*Required work:*
Your task is to copy the listing exactly. Drop any pictures from the copy.

*Information supplied:*
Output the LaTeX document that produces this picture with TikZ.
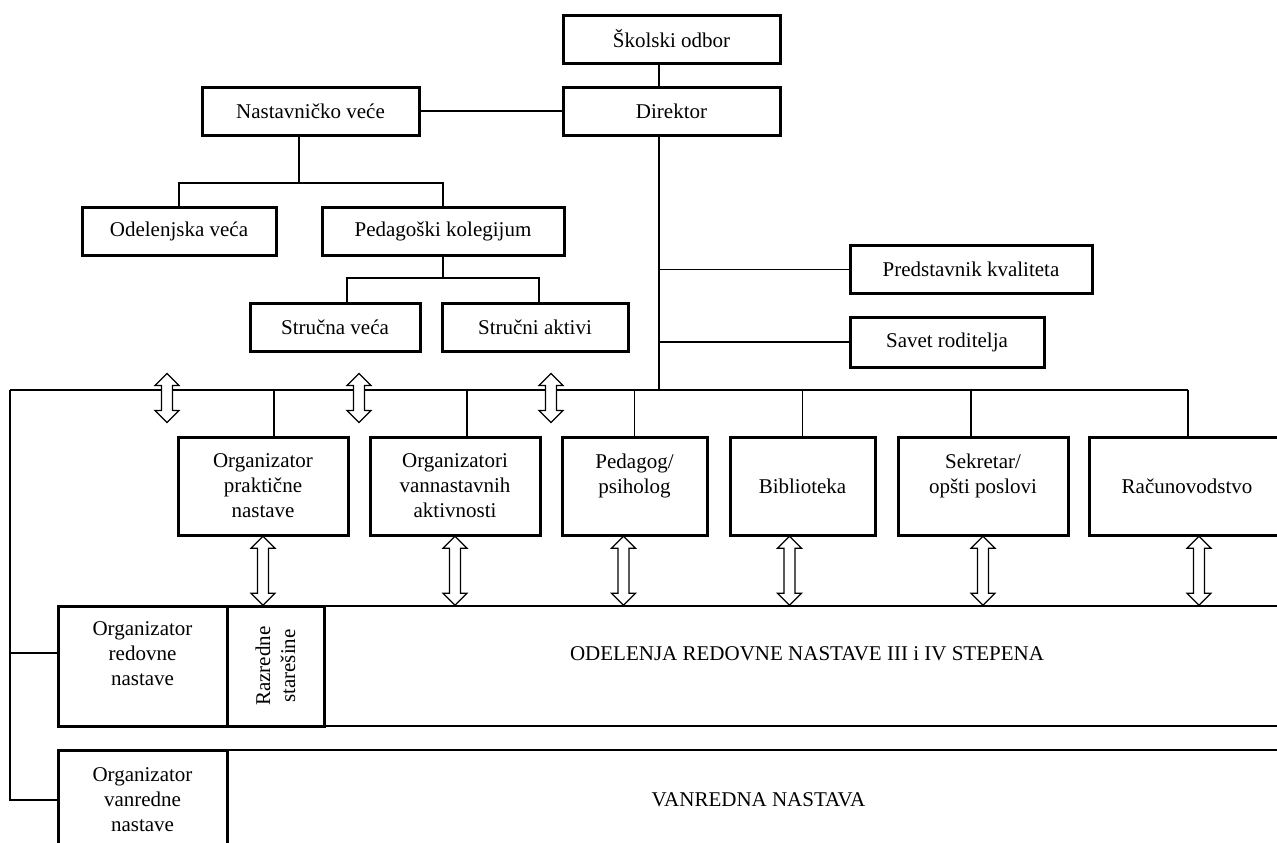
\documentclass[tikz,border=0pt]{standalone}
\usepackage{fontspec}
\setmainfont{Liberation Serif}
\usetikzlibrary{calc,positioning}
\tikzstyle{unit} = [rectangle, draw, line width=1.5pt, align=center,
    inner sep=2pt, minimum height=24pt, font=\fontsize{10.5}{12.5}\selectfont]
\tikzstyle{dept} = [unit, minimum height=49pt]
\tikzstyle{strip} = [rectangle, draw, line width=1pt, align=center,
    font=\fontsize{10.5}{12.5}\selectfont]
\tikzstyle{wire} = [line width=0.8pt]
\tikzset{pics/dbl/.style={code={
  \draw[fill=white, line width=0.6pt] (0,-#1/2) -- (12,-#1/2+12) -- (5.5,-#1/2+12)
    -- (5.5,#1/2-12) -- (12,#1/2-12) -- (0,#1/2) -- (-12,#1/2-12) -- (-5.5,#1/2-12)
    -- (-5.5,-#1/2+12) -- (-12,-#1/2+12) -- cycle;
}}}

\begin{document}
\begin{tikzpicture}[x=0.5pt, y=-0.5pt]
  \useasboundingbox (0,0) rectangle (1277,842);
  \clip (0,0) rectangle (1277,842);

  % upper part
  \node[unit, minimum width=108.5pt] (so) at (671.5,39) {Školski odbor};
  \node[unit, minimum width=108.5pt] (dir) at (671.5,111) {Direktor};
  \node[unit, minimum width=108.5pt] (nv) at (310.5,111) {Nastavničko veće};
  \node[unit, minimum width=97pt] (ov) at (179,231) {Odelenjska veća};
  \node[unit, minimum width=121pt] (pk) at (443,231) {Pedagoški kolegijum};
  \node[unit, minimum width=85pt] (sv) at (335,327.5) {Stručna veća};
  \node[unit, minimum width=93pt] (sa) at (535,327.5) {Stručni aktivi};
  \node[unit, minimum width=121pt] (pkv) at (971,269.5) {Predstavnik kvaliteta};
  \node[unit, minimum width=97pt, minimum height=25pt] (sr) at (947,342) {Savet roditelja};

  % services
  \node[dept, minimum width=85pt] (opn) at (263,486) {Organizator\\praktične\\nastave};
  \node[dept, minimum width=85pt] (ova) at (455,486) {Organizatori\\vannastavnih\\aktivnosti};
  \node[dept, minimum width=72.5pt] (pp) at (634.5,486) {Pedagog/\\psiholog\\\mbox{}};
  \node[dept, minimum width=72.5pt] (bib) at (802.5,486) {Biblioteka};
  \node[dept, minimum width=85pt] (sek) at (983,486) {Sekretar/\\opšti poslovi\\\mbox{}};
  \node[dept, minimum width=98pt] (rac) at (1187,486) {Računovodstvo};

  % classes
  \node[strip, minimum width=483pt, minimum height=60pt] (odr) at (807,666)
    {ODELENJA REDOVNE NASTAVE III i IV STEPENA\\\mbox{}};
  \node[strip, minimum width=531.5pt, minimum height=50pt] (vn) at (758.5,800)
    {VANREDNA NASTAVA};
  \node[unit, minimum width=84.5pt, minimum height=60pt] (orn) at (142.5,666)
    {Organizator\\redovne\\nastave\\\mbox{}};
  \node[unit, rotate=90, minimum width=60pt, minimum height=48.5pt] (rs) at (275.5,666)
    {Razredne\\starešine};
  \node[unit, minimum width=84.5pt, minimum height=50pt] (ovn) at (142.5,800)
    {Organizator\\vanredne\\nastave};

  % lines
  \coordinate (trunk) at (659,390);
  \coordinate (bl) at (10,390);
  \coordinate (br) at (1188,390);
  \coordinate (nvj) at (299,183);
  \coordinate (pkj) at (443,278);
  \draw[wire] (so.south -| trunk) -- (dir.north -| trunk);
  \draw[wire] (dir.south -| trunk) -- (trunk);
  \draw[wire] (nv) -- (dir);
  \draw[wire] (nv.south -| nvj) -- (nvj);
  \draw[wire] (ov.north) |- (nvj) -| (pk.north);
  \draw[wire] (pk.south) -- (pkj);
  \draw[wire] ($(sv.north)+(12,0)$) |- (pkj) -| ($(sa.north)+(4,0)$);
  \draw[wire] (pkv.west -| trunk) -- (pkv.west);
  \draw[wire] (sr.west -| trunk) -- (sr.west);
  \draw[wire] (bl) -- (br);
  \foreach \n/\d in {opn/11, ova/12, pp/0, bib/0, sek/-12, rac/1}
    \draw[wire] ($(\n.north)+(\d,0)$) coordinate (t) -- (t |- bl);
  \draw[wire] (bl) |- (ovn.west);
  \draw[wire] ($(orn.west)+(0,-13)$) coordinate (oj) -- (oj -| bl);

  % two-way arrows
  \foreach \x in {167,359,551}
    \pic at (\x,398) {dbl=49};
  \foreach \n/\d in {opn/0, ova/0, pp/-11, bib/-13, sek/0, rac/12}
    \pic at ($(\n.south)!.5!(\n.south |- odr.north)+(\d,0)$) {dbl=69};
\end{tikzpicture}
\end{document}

*Written response:*
Output the LaTeX document that produces this picture with TikZ.
\documentclass[tikz,border=0pt]{standalone}
\usepackage{fontspec}
\setmainfont{Liberation Serif}
\usetikzlibrary{calc,positioning}
\tikzstyle{unit} = [rectangle, draw, line width=1.5pt, align=center,
    inner sep=2pt, minimum height=24pt, font=\fontsize{10.5}{12.5}\selectfont]
\tikzstyle{dept} = [unit, minimum height=49pt]
\tikzstyle{strip} = [rectangle, draw, line width=1pt, align=center,
    font=\fontsize{10.5}{12.5}\selectfont]
\tikzstyle{wire} = [line width=0.8pt]
\tikzset{pics/dbl/.style={code={
  \draw[fill=white, line width=0.6pt] (0,-#1/2) -- (12,-#1/2+12) -- (5.5,-#1/2+12)
    -- (5.5,#1/2-12) -- (12,#1/2-12) -- (0,#1/2) -- (-12,#1/2-12) -- (-5.5,#1/2-12)
    -- (-5.5,-#1/2+12) -- (-12,-#1/2+12) -- cycle;
}}}

\begin{document}
\begin{tikzpicture}[x=0.5pt, y=-0.5pt]
  \useasboundingbox (0,0) rectangle (1277,842);
  \clip (0,0) rectangle (1277,842);

  % upper part
  \node[unit, minimum width=108.5pt] (so) at (671.5,39) {Školski odbor};
  \node[unit, minimum width=108.5pt] (dir) at (671.5,111) {Direktor};
  \node[unit, minimum width=108.5pt] (nv) at (310.5,111) {Nastavničko veće};
  \node[unit, minimum width=97pt] (ov) at (179,231) {Odelenjska veća};
  \node[unit, minimum width=121pt] (pk) at (443,231) {Pedagoški kolegijum};
  \node[unit, minimum width=85pt] (sv) at (335,327.5) {Stručna veća};
  \node[unit, minimum width=93pt] (sa) at (535,327.5) {Stručni aktivi};
  \node[unit, minimum width=121pt] (pkv) at (971,269.5) {Predstavnik kvaliteta};
  \node[unit, minimum width=97pt, minimum height=25pt] (sr) at (947,342) {Savet roditelja};

  % services
  \node[dept, minimum width=85pt] (opn) at (263,486) {Organizator\\praktične\\nastave};
  \node[dept, minimum width=85pt] (ova) at (455,486) {Organizatori\\vannastavnih\\aktivnosti};
  \node[dept, minimum width=72.5pt] (pp) at (634.5,486) {Pedagog/\\psiholog\\\mbox{}};
  \node[dept, minimum width=72.5pt] (bib) at (802.5,486) {Biblioteka};
  \node[dept, minimum width=85pt] (sek) at (983,486) {Sekretar/\\opšti poslovi\\\mbox{}};
  \node[dept, minimum width=98pt] (rac) at (1187,486) {Računovodstvo};

  % classes
  \node[strip, minimum width=483pt, minimum height=60pt] (odr) at (807,666)
    {ODELENJA REDOVNE NASTAVE III i IV STEPENA\\\mbox{}};
  \node[strip, minimum width=531.5pt, minimum height=50pt] (vn) at (758.5,800)
    {VANREDNA NASTAVA};
  \node[unit, minimum width=84.5pt, minimum height=60pt] (orn) at (142.5,666)
    {Organizator\\redovne\\nastave\\\mbox{}};
  \node[unit, rotate=90, minimum width=60pt, minimum height=48.5pt] (rs) at (275.5,666)
    {Razredne\\starešine};
  \node[unit, minimum width=84.5pt, minimum height=50pt] (ovn) at (142.5,800)
    {Organizator\\vanredne\\nastave};

  % lines
  \coordinate (trunk) at (659,390);
  \coordinate (bl) at (10,390);
  \coordinate (br) at (1188,390);
  \coordinate (nvj) at (299,183);
  \coordinate (pkj) at (443,278);
  \draw[wire] (so.south -| trunk) -- (dir.north -| trunk);
  \draw[wire] (dir.south -| trunk) -- (trunk);
  \draw[wire] (nv) -- (dir);
  \draw[wire] (nv.south -| nvj) -- (nvj);
  \draw[wire] (ov.north) |- (nvj) -| (pk.north);
  \draw[wire] (pk.south) -- (pkj);
  \draw[wire] ($(sv.north)+(12,0)$) |- (pkj) -| ($(sa.north)+(4,0)$);
  \draw[wire] (pkv.west -| trunk) -- (pkv.west);
  \draw[wire] (sr.west -| trunk) -- (sr.west);
  \draw[wire] (bl) -- (br);
  \foreach \n/\d in {opn/11, ova/12, pp/0, bib/0, sek/-12, rac/1}
    \draw[wire] ($(\n.north)+(\d,0)$) coordinate (t) -- (t |- bl);
  \draw[wire] (bl) |- (ovn.west);
  \draw[wire] ($(orn.west)+(0,-13)$) coordinate (oj) -- (oj -| bl);

  % two-way arrows
  \foreach \x in {167,359,551}
    \pic at (\x,398) {dbl=49};
  \foreach \n/\d in {opn/0, ova/0, pp/-11, bib/-13, sek/0, rac/12}
    \pic at ($(\n.south)!.5!(\n.south |- odr.north)+(\d,0)$) {dbl=69};
\end{tikzpicture}
\end{document}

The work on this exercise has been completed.